POWER RANGERS Writer Reflects on Casting Controversy: “It Was Such a Mistake”

Decades after Mighty Morphin Power Rangers first hit the airwaves in 1993, one of the key creatives behind the show is addressing a casting choice that’s long been the subject of fan conversation and critique.

In the new Hollywood Demons docuseries from Investigation Discovery, original Power Rangers head writer Tony Oliver opens up about what he now sees as a clear misstep: casting a Black actor as the Black Ranger and an Asian actor as the Yellow Ranger. At the time, Oliver says, the implications simply weren’t on their radar.

“None of us [were] thinking stereotypes,” Oliver admits in the documentary, referencing the early casting process. “The Black character [was] the Black Ranger and the Asian character the Yellow Ranger.”

It was only after “my assistant pointed it out in a meeting one day” that the issue truly hit him. “It was such a mistake,” he says.

The show premiered in August 1993 on Fox Kids, with Walter Emanuel Jones as Zack Taylor (the original Black Ranger) and Thuy Trang as Trini Kwan (the original Yellow Ranger).
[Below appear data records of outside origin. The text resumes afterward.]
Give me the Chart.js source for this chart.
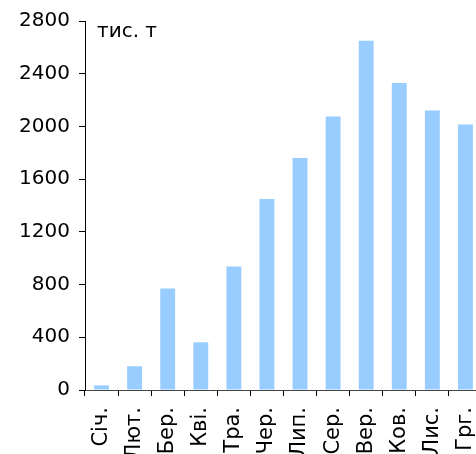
<!DOCTYPE html>
<html>
<head>
<meta charset="utf-8">
<script src="https://cdn.jsdelivr.net/npm/chart.js@4.4.0/dist/chart.umd.min.js"></script>
<style>
  html, body { margin: 0; padding: 0; background: #fff; overflow: hidden; }
  canvas { display: block; }
</style>
</head>
<body>
<canvas id="chart" width="502" height="475"></canvas>
<script>
// місяці
const months = ['Січ.', 'Лют.', 'Бер.', 'Кві.', 'Тра.', 'Чер.', 'Лип.', 'Сер.', 'Вер.', 'Ков.', 'Лис.', 'Грг.'];
// обсяг, тис. т
const volumes = [35, 180, 770, 362, 938, 1450, 1760, 2075, 2650, 2330, 2120, 2015];
const yTicks = [0, 400, 800, 1200, 1600, 2000, 2400, 2800];
const unitLabel = 'тис. т';

const fontFamily = '"DejaVu Sans", Verdana, sans-serif';

// підпис одиниць у куті
const unitPlugin = {
    id: 'unitLabel',
    afterDraw(chart) {
        const c = chart.ctx;
        const area = chart.chartArea;
        c.save();
        c.font = '20px ' + fontFamily;
        c.fillStyle = '#000';
        c.textBaseline = 'top';
        c.fillText(unitLabel, area.left + 12, area.top + 1);
        c.restore();
    }
};

const ctx = document.getElementById('chart').getContext('2d');
new Chart(ctx, {
    type: 'bar',
    data: {
        labels: months,
        datasets: [{
            data: volumes,
            backgroundColor: '#99ccff',
            borderWidth: 0,
            barPercentage: 0.45,
            categoryPercentage: 1
        }]
    },
    options: {
        responsive: false,
        animation: false,
        layout: { padding: { top: 19, right: 9, left: 0, bottom: 0 } },
        plugins: {
            legend: { display: false },
            tooltip: { enabled: false }
        },
        scales: {
            x: {
                grid: { drawOnChartArea: false, tickLength: 6, color: '#000', offset: true },
                border: { color: '#444', width: 1 },
                ticks: {
                    color: '#000',
                    font: { size: 21, family: fontFamily },
                    minRotation: 90,
                    maxRotation: 90,
                    padding: 11,
                    autoSkip: false
                },
                afterFit(scale) { scale.height = 85; }
            },
            y: {
                min: 0,
                max: 2800,
                afterBuildTicks(scale) { scale.ticks = yTicks.map(v => ({ value: v })); },
                grid: { drawOnChartArea: false, tickLength: 6, color: '#000' },
                border: { color: '#000', width: 1 },
                ticks: {
                    color: '#000',
                    font: { size: 20, family: fontFamily },
                    padding: 9,
                    callback: value => String(value)
                },
                afterFit(scale) { scale.width = 85; }
            }
        }
    },
    plugins: [unitPlugin]
});
</script>
</body>
</html>
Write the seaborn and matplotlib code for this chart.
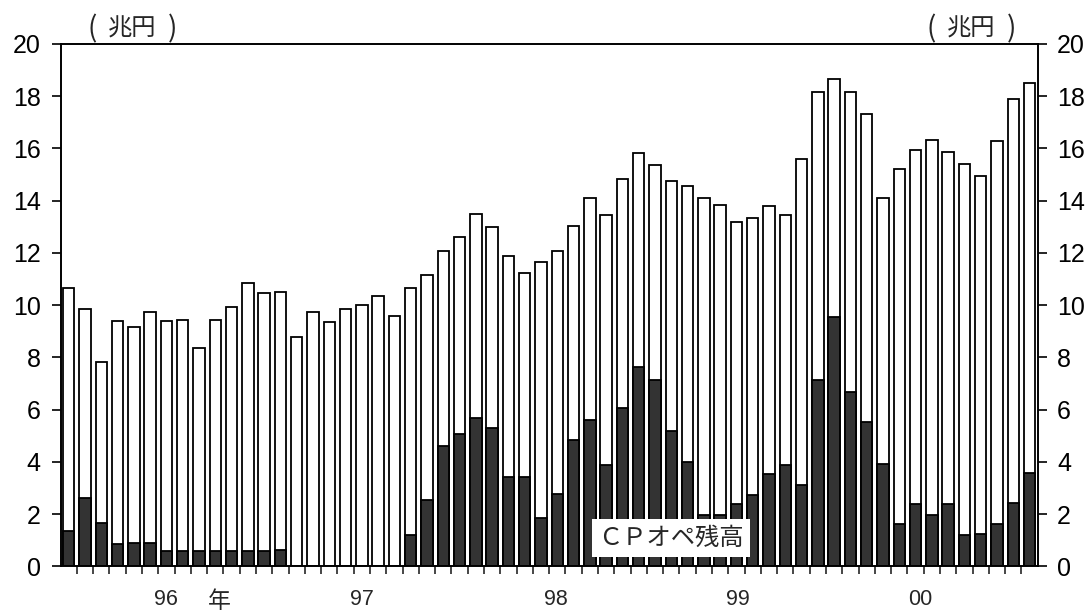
import matplotlib
matplotlib.use("Agg")
import matplotlib.pyplot as plt
import seaborn as sns
import numpy as np
import pandas as pd

# Monthly outstanding amounts (trillion yen), Jan 1996 - Dec 2000
months = [f"{y}-{m:02d}" for y in range(1996, 2001) for m in range(1, 13)]

total = [10.67, 9.84, 7.84, 9.40, 9.16, 9.75, 9.39, 9.42, 8.36, 9.45, 9.93, 10.85,
         10.46, 10.52, 8.77, 9.75, 9.37, 9.87, 10.00, 10.34, 9.57, 10.66, 11.14, 12.06,
         12.61, 13.49, 13.01, 11.88, 11.23, 11.67, 12.06, 13.04, 14.12, 13.46, 14.83, 15.84,
         15.37, 14.74, 14.56, 14.11, 13.84, 13.17, 13.34, 13.81, 13.46, 15.60, 18.16, 18.64,
         18.16, 17.33, 14.12, 15.21, 15.95, 16.32, 15.86, 15.40, 14.95, 16.28, 17.90, 18.51]

cp_ope = [1.36, 2.61, 1.66, 0.86, 0.90, 0.90, 0.60, 0.60, 0.60, 0.60, 0.60, 0.60,
          0.60, 0.63, 0.0, 0.0, 0.0, 0.0, 0.0, 0.0, 0.0, 1.19, 2.56, 4.61,
          5.05, 5.68, 5.29, 3.42, 3.42, 1.87, 2.79, 4.82, 5.61, 3.89, 6.07, 7.64,
          7.14, 5.17, 3.99, 1.96, 1.96, 2.37, 2.74, 3.54, 3.90, 3.13, 7.14, 9.53,
          6.69, 5.53, 3.92, 1.61, 2.38, 1.96, 2.38, 1.21, 1.24, 1.61, 2.41, 3.59]

year_labels = ["96", "97", "98", "99", "00"]
year_pos = [6.0, 18.0, 29.9, 41.1, 52.3]

df = pd.DataFrame({"month": months, "total": total, "cp": cp_ope})

sns.set_style("ticks")
plt.rcParams["font.family"] = ["Liberation Sans", "Noto Sans CJK JP"]
plt.rcParams["axes.linewidth"] = 1.2
cjk = ["Noto Sans CJK JP"]

fig = plt.figure(figsize=(10.9, 6.15), dpi=100)
ax = fig.add_axes([0.056, 0.079, 0.8963, 0.8496])

sns.barplot(data=df, x="month", y="total", color="white", edgecolor="black",
            linewidth=1.3, width=0.7, saturation=1, ax=ax, zorder=2)
sns.barplot(data=df, x="month", y="cp", color="#333333", edgecolor="black",
            linewidth=1.3, width=0.7, saturation=1, ax=ax, zorder=3)

ax.set_xlim(-0.47, 59.52)
ax.set_ylim(0, 20)
ax.set_xlabel("")
ax.set_ylabel("")

# y axis (left)
ax.set_yticks(np.arange(0, 21, 2))
ax.tick_params(axis="y", direction="out", length=6.7, width=1.2,
               labelsize=18, pad=8, colors="black")

# x axis: year labels + minor ticks between bars
ax.set_xticks(year_pos)
ax.set_xticklabels(year_labels)
ax.set_xticks(np.arange(0.5, 59, 1), minor=True)
ax.tick_params(axis="x", which="major", length=0, labelsize=15.5, pad=16)
ax.tick_params(axis="x", which="minor", direction="out", length=5.5, width=1.2)

for s in ax.spines.values():
    s.set_color("black")
    s.set_linewidth(1.2)

# right axis
ax2 = ax.twinx()
ax2.set_ylim(0, 20)
ax2.set_yticks(np.arange(0, 21, 2))
ax2.tick_params(axis="y", direction="out", length=6.7, width=1.2,
                labelsize=18, pad=7, colors="black")
ax2.grid(False)
for s in ax2.spines.values():
    s.set_color("black")
    s.set_linewidth(1.2)


def unit_label(xc):
    """'( 兆円 )' with spaced brackets like the original."""
    y = 1 - 29 / 615
    fig.text((xc - 40) / 1090, y, "(", ha="center", va="center", fontsize=20, family=cjk)
    fig.text(xc / 1090, y, "兆円", ha="center", va="center", fontsize=17.5, family=cjk)
    fig.text((xc + 41) / 1090, y, ")", ha="center", va="center", fontsize=20, family=cjk)


unit_label(132)
unit_label(971)
fig.text(219 / 1090, 1 - 601 / 615, "年", ha="center", va="center",
         fontsize=16.5, family=cjk)

ax.text(37.0, 1.1, "ＣＰオペ残高", ha="center", va="center", fontsize=17.5,
        family=cjk, zorder=6,
        bbox=dict(boxstyle="square,pad=0.25", facecolor="white", edgecolor="none"))

plt.savefig("out.png", dpi=100)
plt.close()
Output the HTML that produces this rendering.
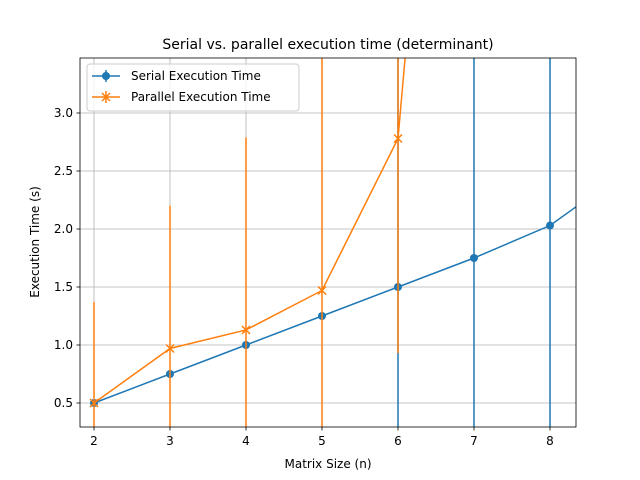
<!DOCTYPE html>
<html><head><meta charset="utf-8"><style>
html,body{margin:0;background:#fff;width:640px;height:480px;overflow:hidden;}
svg{display:block;font-family:"DejaVu Sans","Liberation Sans",sans-serif;}
</style></head><body>
<svg id="chart" width="640" height="480">
<text x="328" y="49" text-anchor="middle" font-size="14">Serial vs. parallel execution time (determinant)</text>
<defs><clipPath id="clip"><rect x="80" y="58" width="496" height="369"/></clipPath></defs>
<g id="grid"></g>
<g id="plot" clip-path="url(#clip)"></g>
<rect x="80" y="58" width="496" height="369" fill="none" stroke="#000" stroke-width="0.8"/>
<g id="axes"></g>
<text x="328" y="468" text-anchor="middle" font-size="12">Matrix Size (n)</text>
<text transform="translate(39,242) rotate(-90)" text-anchor="middle" font-size="12">Execution Time (s)</text>
<g>
<rect x="87" y="64" width="212" height="47" rx="3" fill="#fff" fill-opacity="0.8" stroke="#ccc"/>
<g>
<line x1="92" y1="76" x2="120" y2="76" stroke="#1f77b4" stroke-width="1.5"/><line x1="106" y1="70" x2="106" y2="82" stroke="#1f77b4" stroke-width="1.5"/><circle cx="106" cy="76" r="4" fill="#1f77b4"/>
<text x="131" y="80" font-size="12">Serial Execution Time</text></g>
<g>
<line x1="92" y1="97" x2="120" y2="97" stroke="#ff7f0e" stroke-width="1.5"/><line x1="106" y1="91" x2="106" y2="103" stroke="#ff7f0e" stroke-width="1.5"/><path d="M102,93L110,101M110,93L102,101" stroke="#ff7f0e" stroke-width="1.5"/>
<text x="131" y="101" font-size="12">Parallel Execution Time</text></g>
</g>
</svg>
<script>
const sizes=[2,3,4,5,6,7,8,9];
const serialTimes=[0.5,0.75,1.0,1.25,1.5,1.75,2.03,2.5];
const serialErr=[0,0,0,0,3,5,6,7];
const parSizes=[2,3,4,5,6,7];
const parallelTimes=[0.5,0.97,1.13,1.47,2.78,10.2];
const parallelErr=[0.87,1.23,1.66,2.5,1.85,1];
const xTicks=[2,3,4,5,6,7,8];
const yTicks=[0.5,1.0,1.5,2.0,2.5,3.0];
const NS="http://www.w3.org/2000/svg";
const X=v=>94+(v-2)*76, Y=v=>403-(v-0.5)*116;
function mk(t,a,p){const e=document.createElementNS(NS,t);for(const k in a)e.setAttribute(k,a[k]);p.appendChild(e);return e;}
const grid=document.getElementById('grid'),axes=document.getElementById('axes'),plot=document.getElementById('plot');
xTicks.forEach(t=>{const x=X(t);
const g=mk('line',{x1:x,x2:x,y1:58,y2:427,stroke:'#b0b0b0','stroke-width':0.8},grid);

mk('line',{x1:x,x2:x,y1:427,y2:430.5,stroke:'#000','stroke-width':0.8},axes);
const l=mk('text',{x:x,y:445,'text-anchor':'middle','font-size':12},axes);l.textContent=t;
});
yTicks.forEach(t=>{const y=Y(t);
const g=mk('line',{x1:80,x2:576,y1:y,y2:y,stroke:'#b0b0b0','stroke-width':0.8},grid);

mk('line',{x1:76.5,x2:80,y1:y,y2:y,stroke:'#000','stroke-width':0.8},axes);
const l=mk('text',{x:73,y:y+4,'text-anchor':'end','font-size':12},axes);l.textContent=t.toFixed(1);
});
function series(xs,vals,errs,col,name,marker){
const g=mk('g',{},plot);
xs.forEach((s,i)=>{const e=mk('line',{x1:X(s),x2:X(s),y1:Y(vals[i]-errs[i]),y2:Y(vals[i]+errs[i]),stroke:col,'stroke-width':1.5},g);
});
const p=mk('polyline',{points:xs.map((s,i)=>X(s)+','+Y(vals[i])).join(' '),fill:'none',stroke:col,'stroke-width':1.5},g);

xs.forEach((s,i)=>{const x=X(s),y=Y(vals[i]);let m;
if(marker==='o')m=mk('circle',{cx:x,cy:y,r:4,fill:col},g);
else m=mk('path',{d:`M${x-4},${y-4}L${x+4},${y+4}M${x+4},${y-4}L${x-4},${y+4}`,stroke:col,'stroke-width':1.5},g);
});}
series(sizes,serialTimes,serialErr,'#1f77b4','serial','o');
series(parSizes,parallelTimes,parallelErr,'#ff7f0e','parallel','x');
</script>
</body></html>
Oliver says the roles were filled based on the actors’ personalities.

Jones “seemed to have the swagger of the group” while the Yellow Ranger was intended to be “the peaceful one, who tends to be the conscience of the group.”

It’s worth noting, Oliver adds, that Trang wasn’t originally cast as Trini. That role first went to Audri Dubois, who left the production after a pay dispute. “Thuy was not our original Yellow Ranger,” he says, explaining that Trang was edited into scenes that had already been shot.

Behind the scenes camcorder footage included in the doc shows the cast themselves acknowledging the optics at the time. “My name’s Walter Jones, I play Zack. I’m Black, and I play the Black Ranger, go figure,” Jones says on camera, clearly aware of the coincidence.

Co-creator Shuki Levy, in an earlier interview with Complex, also said that the casting wasn’t malicious or calculated, it just came from a different cultural lens.

“It wasn’t intentional at all,” he said. “At that time, Haim [Saban] and I were new to this country. We didn’t grow up in the same environment that exists in America with regard to skin color. We grew up in Israel, where being a Black person is like being any kind of color. It’s not something we talked about all the time. It wasn’t a big issue.”

My brothers and I had a blast Power Rangers when we were growing up, but this is something that never registered in my brain when I was a kid. I just thought the show, the action, and all of the characters wre freakin’ cool!